Questions raised at VCSD budget forum
— Photo by Lisa Nicole Viers
Concerns about cuts: The commons in the Clayton A. Bouton High School were packed with faculty and parents of Voorheesville students at the public forum on next year’s budget proposal. Many parents and teachers addressed the board and fellow community members about their concerns, which centered on class size and elective choices.
VOORHEESVILLE — The 2014-15 Voorheesville school budget of $22.9 million came under public scrutiny during a forum held Monday, March 24. The high school commons held around 100 people that evening, many of whom spoke to the audience and the board about class sizes and the balance between sciences and humanities.
“Tonight is less about numbers, and more about ideas,” said Sarita Winchell, interim superintendent for business, at the start of her revised budget presentation.
While the school still has not received the official state-aid numbers — the state budget is to be adopted before April 1 — the board has budgeted “erring on the conservative side,” according to board President Timothy Blow.
The proposal would increase spending $327,696 over this year, an increase of about 1.45 percent. The plan stays under the state-set tax-levy limit.
At a previous budget presentation on Monday, March 10, almost $99,000 remained of the original $418,266 gap to be closed. The board has since reworked the budget, cutting $97,577 with better health-insurance numbers and by decreasing funds for the athletic program, and cutting back on supplies and contracted services, among other things.
The newest proposed budget and all of its cuts leaves Voorheesville with $41,461 of reductions beyond the gap; Winchell emphasized the board is not looking to go beyond closing the gap, but, if more aid were forthcoming, it would be used to restore some of the positions that were planned to be cut.
Classroom teachers — cut to save $235,024 — would be the first reinstated.
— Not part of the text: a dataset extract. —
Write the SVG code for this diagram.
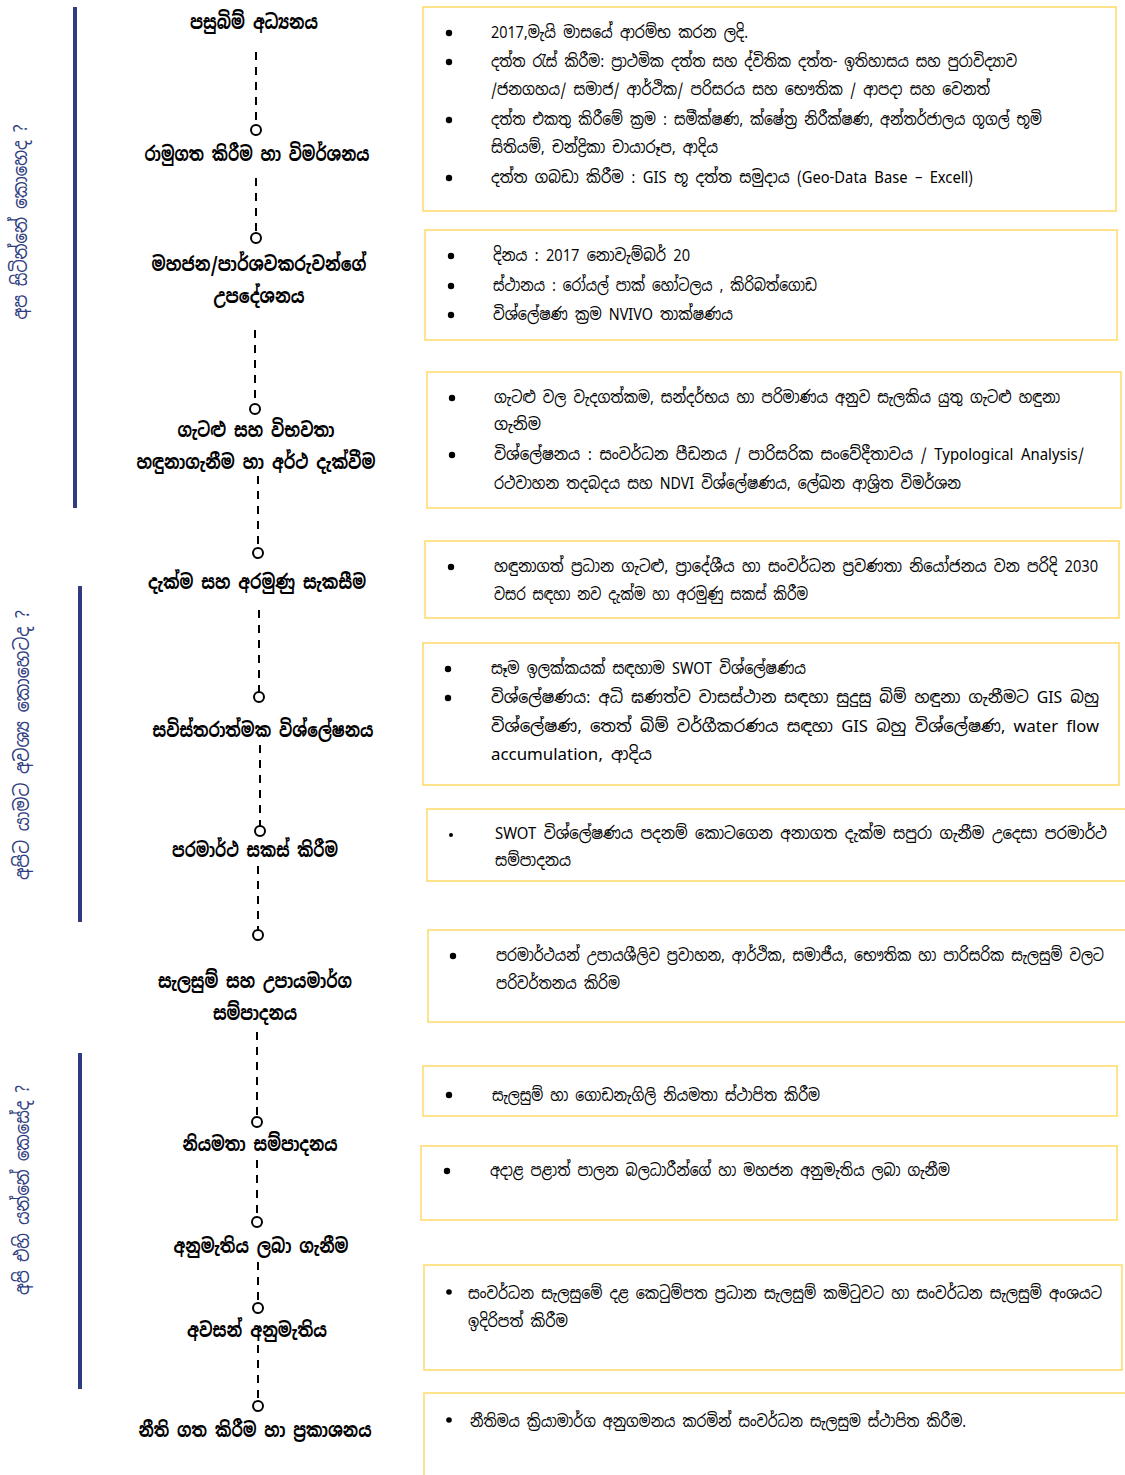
<svg xmlns="http://www.w3.org/2000/svg" width="1125" height="1475" viewBox="0 0 1125 1475">
<style>
.node{font-family:"Noto Sans Sinhala","Iskoola Pota","Noto Sans","Liberation Sans",sans-serif;font-size:20px;font-weight:bold;fill:#000;text-anchor:middle}
.side{font-family:"Noto Sans Sinhala","Iskoola Pota","Noto Sans","Liberation Sans",sans-serif;font-size:20px;fill:#2f3d80;text-anchor:middle}
.t{font-family:"Noto Sans Sinhala","Iskoola Pota","Noto Sans","Liberation Sans",sans-serif;font-size:17px;fill:#000}
.box{fill:#fff;stroke:#ffd966;stroke-width:1.5}
.bar{fill:#2f3d80}
.dash{stroke:#000;stroke-width:2;stroke-dasharray:8 7;fill:none}
.dot{fill:#fff;stroke:#000;stroke-width:2}
.b{fill:#000}
</style>
<rect width="1125" height="1475" fill="#fff"/>

<g id="side-labels">
<rect class="bar" x="73" y="7" width="4" height="501"/>
<rect class="bar" x="78" y="586" width="4" height="336"/>
<rect class="bar" x="78" y="1053" width="4" height="336"/>
<text class="side" transform="translate(27,222) rotate(-90)" textLength="195" lengthAdjust="spacingAndGlyphs">අප සිටින්නේ කොහෙද ?</text>
<text class="side" transform="translate(29,745) rotate(-90)" textLength="270" lengthAdjust="spacingAndGlyphs">අපිට යාමට අවශ්‍ය කොහෙටද ?</text>
<text class="side" transform="translate(29,1190) rotate(-90)" textLength="210" lengthAdjust="spacingAndGlyphs">අපි එහි යන්නේ කෙසේද ?</text>
</g>

<g id="connectors">
<line class="dash" x1="256" y1="52" x2="256" y2="125"/><circle class="dot" cx="256" cy="130" r="5"/>
<line class="dash" x1="256" y1="178" x2="256" y2="233"/><circle class="dot" cx="256" cy="238" r="5"/>
<line class="dash" x1="255" y1="330" x2="255" y2="404"/><circle class="dot" cx="255" cy="409" r="5"/>
<line class="dash" x1="258" y1="476" x2="258" y2="548"/><circle class="dot" cx="258" cy="553" r="5"/>
<line class="dash" x1="259" y1="610" x2="259" y2="692"/><circle class="dot" cx="259" cy="697" r="5"/>
<line class="dash" x1="260" y1="745" x2="260" y2="826"/><circle class="dot" cx="260" cy="831" r="5"/>
<line class="dash" x1="258" y1="866" x2="258" y2="930"/><circle class="dot" cx="258" cy="935" r="5"/>
<line class="dash" x1="257" y1="1032" x2="257" y2="1117"/><circle class="dot" cx="257" cy="1122" r="5"/>
<line class="dash" x1="257" y1="1160" x2="257" y2="1217"/><circle class="dot" cx="257" cy="1222" r="5"/>
<line class="dash" x1="258" y1="1262" x2="258" y2="1303"/><circle class="dot" cx="258" cy="1308" r="5"/>
<line class="dash" x1="258" y1="1345" x2="258" y2="1401"/><circle class="dot" cx="258" cy="1406" r="5"/>
</g>

<g id="steps">
<g id="n1"><text class="node" x="254" y="29" textLength="128" lengthAdjust="spacingAndGlyphs">පසුබිම් අධ්‍යනය</text></g>
<g id="n2"><text class="node" x="257" y="161" textLength="225" lengthAdjust="spacingAndGlyphs">රාමුගත කිරීම හා විමර්ශනය</text></g>
<g id="n3"><text class="node" x="259" y="271" textLength="215" lengthAdjust="spacingAndGlyphs">මහජන/පාර්ශවකරුවන්ගේ</text><text class="node" x="259" y="303" textLength="91" lengthAdjust="spacingAndGlyphs">උපදේශනය</text></g>
<g id="n4"><text class="node" x="256" y="437" textLength="157" lengthAdjust="spacingAndGlyphs">ගැටළු සහ විභවතා</text><text class="node" x="256" y="469" textLength="239" lengthAdjust="spacingAndGlyphs">හඳුනාගැනීම හා අර්ථ දැක්වීම</text></g>
<g id="n5"><text class="node" x="257" y="589" textLength="218" lengthAdjust="spacingAndGlyphs">දැක්ම සහ අරමුණු සැකසීම</text></g>
<g id="n6"><text class="node" x="263" y="737" textLength="221" lengthAdjust="spacingAndGlyphs">සවිස්තරාත්මක විශ්ලේෂනය</text></g>
<g id="n7"><text class="node" x="255" y="857" textLength="166" lengthAdjust="spacingAndGlyphs">පරමාර්ථ සකස් කිරීම</text></g>
<g id="n8"><text class="node" x="255" y="988" textLength="194" lengthAdjust="spacingAndGlyphs">සැලසුම් සහ උපායමාර්ග</text><text class="node" x="255" y="1020" textLength="84" lengthAdjust="spacingAndGlyphs">සම්පාදනය</text></g>
<g id="n9"><text class="node" x="260" y="1151" textLength="155" lengthAdjust="spacingAndGlyphs">නියමතා සම්පාදනය</text></g>
<g id="n10"><text class="node" x="261" y="1253" textLength="175" lengthAdjust="spacingAndGlyphs">අනුමැතිය ලබා ගැනීම</text></g>
<g id="n11"><text class="node" x="257" y="1337" textLength="140" lengthAdjust="spacingAndGlyphs">අවසන් අනුමැතිය</text></g>
<g id="n12"><text class="node" x="255" y="1437" textLength="233" lengthAdjust="spacingAndGlyphs">නීති ගත කිරීම හා ප්‍රකාශනය</text></g>
</g>

<g id="details">
<g id="d1">
<rect class="box" x="423" y="7" width="693" height="204"/>
<circle class="b" cx="449" cy="33" r="3.2"/><text class="t" x="491" y="38" textLength="257" lengthAdjust="spacingAndGlyphs">2017,මැයි මාසයේ ආරම්භ කරන ලදි.</text>
<circle class="b" cx="449" cy="62" r="3.2"/><text class="t" x="491" y="67" textLength="526" lengthAdjust="spacingAndGlyphs">දත්ත රැස් කිරීම: ප්‍රාථමික දත්ත සහ ද්විතික දත්ත- ඉතිහාසය සහ පුරාවිද්‍යාව</text>
<text class="t" x="491" y="95" textLength="499" lengthAdjust="spacingAndGlyphs">/ජනගහය/ සමාජ/ ආර්ථික/ පරිසරය සහ භෞතික / ආපදා සහ වෙනත්</text>
<circle class="b" cx="449" cy="120" r="3.2"/><text class="t" x="491" y="125" textLength="551" lengthAdjust="spacingAndGlyphs">දත්ත එකතු කිරීමේ ක්‍රම : සමීක්ෂණ, ක්ෂේත්‍ර නිරීක්ෂණ, අන්තර්ජාලය ගූගල් භූමි</text>
<text class="t" x="491" y="153" textLength="227" lengthAdjust="spacingAndGlyphs">සිතියම්, චන්ද්‍රිකා චායාරූප, ආදිය</text>
<circle class="b" cx="449" cy="178" r="3.2"/><text class="t" x="491" y="183" textLength="482" lengthAdjust="spacingAndGlyphs">දත්ත ගබඩා කිරීම : GIS භූ දත්ත සමුදාය (Geo-Data Base – Excell)</text>
</g>
<g id="d2">
<rect class="box" x="425" y="230" width="692" height="110"/>
<circle class="b" cx="451" cy="256" r="3.2"/><text class="t" x="493" y="261" textLength="197" lengthAdjust="spacingAndGlyphs">දිනය : 2017 නොවැම්බර් 20</text>
<circle class="b" cx="451" cy="286" r="3.2"/><text class="t" x="493" y="291" textLength="324" lengthAdjust="spacingAndGlyphs">ස්ථානය : රෝයල් පාක් හෝටලය , කිරිබත්ගොඩ</text>
<circle class="b" cx="451" cy="315" r="3.2"/><text class="t" x="493" y="320" textLength="240" lengthAdjust="spacingAndGlyphs">විශ්ලේෂණ ක්‍රම NVIVO තාක්ෂණය</text>
</g>
<g id="d3">
<rect class="box" x="427" y="372" width="694" height="136"/>
<circle class="b" cx="452" cy="398" r="3.2"/><text class="t" x="494" y="403" textLength="566" lengthAdjust="spacingAndGlyphs">ගැටළු වල වැදගත්කම, සන්දර්භය හා පරිමාණය අනුව සැලකිය යුතු ගැටළු හඳුනා</text>
<text class="t" x="494" y="430" textLength="47" lengthAdjust="spacingAndGlyphs">ගැනිම</text>
<circle class="b" cx="452" cy="455" r="3.2"/><text class="t" x="494" y="460" textLength="590" lengthAdjust="spacingAndGlyphs">විශ්ලේෂනය : සංවර්ධන පීඩනය / පාරිසරික සංවේදීතාවය / Typological Analysis/</text>
<text class="t" x="494" y="489" textLength="467" lengthAdjust="spacingAndGlyphs">රථවාහන තදබදය සහ NDVI විශ්ලේෂණය, ලේඛන ආශ්‍රිත විමර්ශන</text>
</g>
<g id="d4">
<rect class="box" x="425" y="541" width="694" height="77"/>
<circle class="b" cx="451" cy="567" r="3.2"/><text class="t" x="494" y="572" textLength="604" lengthAdjust="spacingAndGlyphs">හඳුනාගත් ප්‍රධාන ගැටළු, ප්‍රාදේශීය හා සංවර්ධන ප්‍රවණතා නියෝජනය වන පරිදි 2030</text>
<text class="t" x="494" y="600" textLength="314" lengthAdjust="spacingAndGlyphs">වසර සඳහා නව දැක්ම හා අරමුණු සකස් කිරීම</text>
</g>
<g id="d5">
<rect class="box" x="423" y="643" width="696" height="142"/>
<circle class="b" cx="448" cy="669" r="3.2"/><text class="t" x="491" y="674" textLength="315" lengthAdjust="spacingAndGlyphs">සෑම ඉලක්කයක් සඳහාම SWOT විශ්ලේෂණය</text>
<circle class="b" cx="448" cy="698" r="3.2"/><text class="t" x="491" y="703" textLength="608" lengthAdjust="spacingAndGlyphs">විශ්ලේෂණය: අධි ඝණත්ව වාසස්ථාන සඳහා සුදුසු බිම් හඳුනා ගැනීමට GIS බහු</text>
<text class="t" x="491" y="732" textLength="608" lengthAdjust="spacingAndGlyphs">විශ්ලේෂණ, තෙත් බිම් වර්ගීකරණය සඳහා GIS බහු විශ්ලේෂණ, water flow</text>
<text class="t" x="491" y="760" textLength="161" lengthAdjust="spacingAndGlyphs">accumulation, ආදිය</text>
</g>
<g id="d6">
<rect class="box" x="427" y="809" width="700" height="72"/>
<circle class="b" cx="451" cy="835" r="2"/><text class="t" x="495" y="839" textLength="612" lengthAdjust="spacingAndGlyphs">SWOT විශ්ලේෂණය පදනම් කොටගෙන අනාගත දැක්ම සපුරා ගැනීම උදෙසා පරමාර්ථ</text>
<text class="t" x="495" y="866" textLength="76" lengthAdjust="spacingAndGlyphs">සම්පාදනය</text>
</g>
<g id="d7">
<rect class="box" x="428" y="930" width="699" height="92"/>
<circle class="b" cx="453" cy="956" r="3.2"/><text class="t" x="496" y="961" textLength="608" lengthAdjust="spacingAndGlyphs">පරමාර්ථයන් උපායශීලිව ප්‍රවාහන, ආර්ථික, සමාජීය, භෞතික හා පාරිසරික සැලසුම් වලට</text>
<text class="t" x="496" y="989" textLength="124" lengthAdjust="spacingAndGlyphs">පරිවර්තනය කිරිම</text>
</g>
<g id="d8">
<rect class="box" x="423" y="1066" width="694" height="50"/>
<circle class="b" cx="449" cy="1095" r="3.2"/><text class="t" x="492" y="1101" textLength="328" lengthAdjust="spacingAndGlyphs">සැලසුම් හා ගොඩනැගිලි නියමතා ස්ථාපිත කිරීම</text>
</g>
<g id="d9">
<rect class="box" x="421" y="1146" width="696" height="74"/>
<circle class="b" cx="447" cy="1171" r="3.2"/><text class="t" x="490" y="1176" textLength="460" lengthAdjust="spacingAndGlyphs">අදාළ පළාත් පාලන බලධාරීන්ගේ හා මහජන අනුමැතිය ලබා ගැනීම</text>
</g>
<g id="d10">
<rect class="box" x="424" y="1265" width="698" height="105"/>
<circle class="b" cx="449" cy="1292" r="2.8"/><text class="t" x="468" y="1299" textLength="634" lengthAdjust="spacingAndGlyphs">සංවර්ධන සැලසුමේ දළ කෙටුම්පත ප්‍රධාන සැලසුම් කමිටුවට හා සංවර්ධන සැලසුම් අංශයට</text>
<text class="t" x="468" y="1327" textLength="100" lengthAdjust="spacingAndGlyphs">ඉදිරිපත් කිරීම</text>
</g>
<g id="d11">
<rect class="box" x="424" y="1393" width="705" height="90"/>
<circle class="b" cx="449" cy="1420" r="2.8"/><text class="t" x="470" y="1427" textLength="496" lengthAdjust="spacingAndGlyphs">නීතිමය ක්‍රියාමාර්ග අනුගමනය කරමින් සංවර්ධන සැලසුම ස්ථාපිත කිරීම.</text>
</g>
</g>
</svg>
The board listed the positions by priority, and a full-time computer teacher at the elementary school (for $70,392) would be the first to come back, followed by a fourth-grade section (costing $69,146) making the grade have five sections for smaller classes. The other classroom-teacher positions slated for cuts are in music, family and consumer sciences, foreign language, and a science teaching assistant.
The potential cut of a fourth-grade section for the coming year was a concern for many parents attending Monday’s meeting, with some citing research on the negative effects of having too many children in a class, and others showing concern over teachers who already put in a lot of hard work in their smaller classes and shouldn’t have more work to do.
Tension between science, technology, engineering, and math (STEM) classes and the humanities was evident throughout the forum, which lasted over two hours. At different points, one parent would step away from the podium, just having advocated for keeping the elementary computer lab teacher, and another parent would step up, urging the board not to eliminate French language classes from future course offerings.
As it is now, French will continue to be taught to students already studying the language so they can finish out the track, but it will not be taught after they graduate.
While STEM advocates argued that those classes keep students up with the current technology and teach critical thinking skills, humanities proponents said those electives create diversity in the school and allow students to pursue their own interests.
A number of parents said it was Voorheesville’s strong schools that drew them to move here rather than neighboring districts such as Guilderland or Bethlehem. But now, some are disappointed at the direction in which the school is headed.
Timothy Kelley, a guidance counselor at the school as well as a parent, said Monday, “When things get cut from the budget, they don’t come back.” This echoed statements made by other parents about how much harder it is to re-instate courses or positions once they are eliminated.
Steve Young, the parent of third- and sixth-grade girls, said the board, and community members, need to adjust their expectations for education, because the outlook for school funding doesn’t appear to be improving anytime soon.
Young also championed the arts and humanities, saying they provide kids with good decision-making skills and “big picture” thinking.
One of the parameters given for choosing budget cuts is to keep the programs in line with student enrollment. This creates some of the turbulence with eliminating electives in both the humanities and STEM classes, as enrollment in the district in general is down from previous years.
A packet of enrollment information given to attendees at Monday’s forum compared 2008-09 numbers against 2013-14 and proposed 2014-15 numbers. Winchell called 2008-09 “our last ‘good’ year.”
In 2008-09, the elementary school had 535 students; this year there are 492, and next year the projection is only 476.
The middle and high schools have been suffering a similar decline, with enrollment in sixth through 12th grades falling from 690 in 2008-09 to a projection of 669 for 2014-15. These decreases in middle and high school students have led to a drop of about 13 staff positions since 2008.
Many attendees of Monday’s forum recognized that staff positions are relatively high on the list of cuts, and pressured the board to consider cutting funds from the administrative realm.
The next school board meeting will be on April 21, when the board will adopt a proposal on which the public will vote on May 20.